The source for the image is on the Web. This means that if the URL stops working, the document loses the image. That’s a poor plan for long-term storage.

The way to avoid this is to use Edit > Paste special and paste the image as a bitmap. It can be a pain to remember to do this. You may be able to catch images that are pasted by reference, since there can be a brief delay while just a box with the URL is displayed before the image comes up.
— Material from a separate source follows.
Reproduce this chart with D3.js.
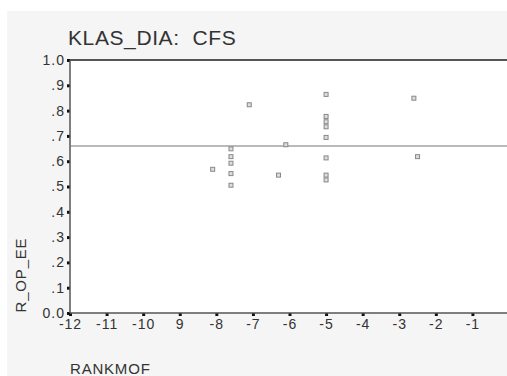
<!DOCTYPE html>
<html><head><meta charset="utf-8">
<script src="https://cdn.jsdelivr.net/npm/d3@7/dist/d3.min.js"></script>
<style>html,body{margin:0;padding:0;background:#fff;overflow:hidden}</style>
</head><body><svg id="c" width="507" height="376"></svg>
<script>
const title = "KLAS_DIA:  CFS";
const xLabel = "RANKMOF";
const yLabel = "R_OP_EE";
const xTicks = [-12,-11,-10,-9,-8,-7,-6,-5,-4,-3,-2,-1];
const xTickLabels = ["-12","-11","-10","9","-8","-7","-6","-5","-4","-3","-2","-1"];
const yTicks = [0,0.1,0.2,0.3,0.4,0.5,0.6,0.7,0.8,0.9,1.0];
const yTickLabels = ["0.0",".1",".2",".3",".4",".5",".6",".7",".8",".9","1.0"];
const refLine = 0.66;
const xs = [-7.1,-5,-2.6,-5,-5,-5,-5,-6.1,-7.6,-7.6,-7.6,-7.6,-7.6,-8.1,-6.3,-5,-5,-5,-2.5];
const ys = [0.823,0.864,0.849,0.777,0.756,0.736,0.694,0.665,0.649,0.618,0.592,0.551,0.505,0.568,0.545,0.613,0.545,0.526,0.618];

const svg = d3.select("#c");
const font = "'Liberation Sans', Arial, sans-serif";
svg.append("rect").attr("x",7).attr("y",11).attr("width",500).attr("height",365).attr("fill","#f5f5f5");
const x = d3.scaleLinear().domain([-12,0]).range([70,509]);
const y = d3.scaleLinear().domain([0,1]).range([313,60]);
svg.append("rect").attr("x",x(-12)).attr("y",y(1)).attr("width",507-x(-12)).attr("height",y(0)-y(1)).attr("fill","#fff");

svg.append("text").attr("x",68).attr("y",45).attr("font-family",font).attr("font-size",21)
  .attr("letter-spacing",0.6).style("white-space","pre").attr("fill","#333").text(title);

// x axis
const xa = svg.append("g").attr("transform",`translate(0,${y(0)})`)
  .call(d3.axisBottom(x).tickValues(xTicks).tickFormat((d,i)=>xTickLabels[i]).tickSize(0).tickPadding(6));
xa.select(".domain").remove();
xa.selectAll("text").attr("font-family",font).attr("font-size",14).attr("letter-spacing",1).attr("fill","#333");
xa.selectAll(".tick").append("rect").attr("x",-1.5).attr("y",0).attr("width",3).attr("height",3).attr("fill","#111");

const ya = svg.append("g").attr("transform",`translate(${x(-12)},0)`)
  .call(d3.axisLeft(y).tickValues(yTicks).tickFormat((d,i)=>yTickLabels[i]).tickSize(0).tickPadding(5));
ya.select(".domain").remove();
ya.selectAll("text").attr("font-family",font).attr("font-size",14).attr("letter-spacing",1).attr("fill","#333");
ya.selectAll(".tick").append("rect").attr("x",-3).attr("y",-1.5).attr("width",3).attr("height",3).attr("fill","#111");

// frame lines
svg.append("line").attr("x1",x(-12)).attr("x2",507).attr("y1",y(0)).attr("y2",y(0)).attr("stroke","#555").attr("stroke-width",1.5);
svg.append("line").attr("x1",x(-12)).attr("x2",507).attr("y1",y(1)).attr("y2",y(1)).attr("stroke","#555").attr("stroke-width",2);
svg.append("line").attr("x1",x(-12)).attr("x2",x(-12)).attr("y1",y(1)).attr("y2",y(0)).attr("stroke","#555").attr("stroke-width",1.5);

svg.append("line").attr("x1",x(-12)).attr("x2",507).attr("y1",y(refLine)).attr("y2",y(refLine)).attr("stroke","#777").attr("stroke-width",1.2);

svg.append("g").selectAll("rect").data(xs).join("rect")
  .attr("x",(d)=>x(d)-2).attr("y",(d,i)=>y(ys[i])-2).attr("width",4).attr("height",4)
  .attr("fill","#ddd").attr("stroke","#888").attr("stroke-width",1);

svg.append("text").attr("transform","translate(26,275) rotate(-90)").attr("text-anchor","middle")
  .attr("font-family",font).attr("font-size",15).attr("letter-spacing",0.8).attr("fill","#333").text(yLabel);
svg.append("text").attr("x",70).attr("y",374).attr("font-family",font).attr("font-size",15)
  .attr("letter-spacing",0.8).attr("fill","#333").text(xLabel);
</script></body></html>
Sneaky little preservation hazards like this (and the earlier one mentioned with Adobe Illustrator files) are the kind of thing you’ll find when Files that Last comes out.

When is a PDF not a PDF?

Yesterday I was doing some experiments with Adobe Illustrator. According to some web sites, The CS5 version saves its files as PDF, though with the extension .AI. When you save a file, though, the options dialog has a checkbox labeled “Create PDF Compatible File.” I unchecked it and saved the file, then opened it in JHOVE. JHOVE says it’s perfectly good PDF — indeed, PDF/A. Then I tried opening it in Preview, and this is what it looked like:

File says over and over that it was saved without PDF content

If you don’t actually look at the file but trust the mere fact that it’s a PDF, you might put it into a repository and find out later on that it’s worthless as a PDF. What’s happening is that PDF can embed any kind of content, and this one embeds its native PGF data. Any PDF reader can open the file, but only an application that understands PGF can use its actual content. Anyone putting PDF into a repository should be aware of this risk.

It’s outside the scope of JHOVE to check whether embedded content is acceptable to PDF/A, so the claim that it’s correct PDF/A is probably spurious. It is, however, definitely legal PDF.

This type of situation helps to show why PDF/A-3 is a bad idea.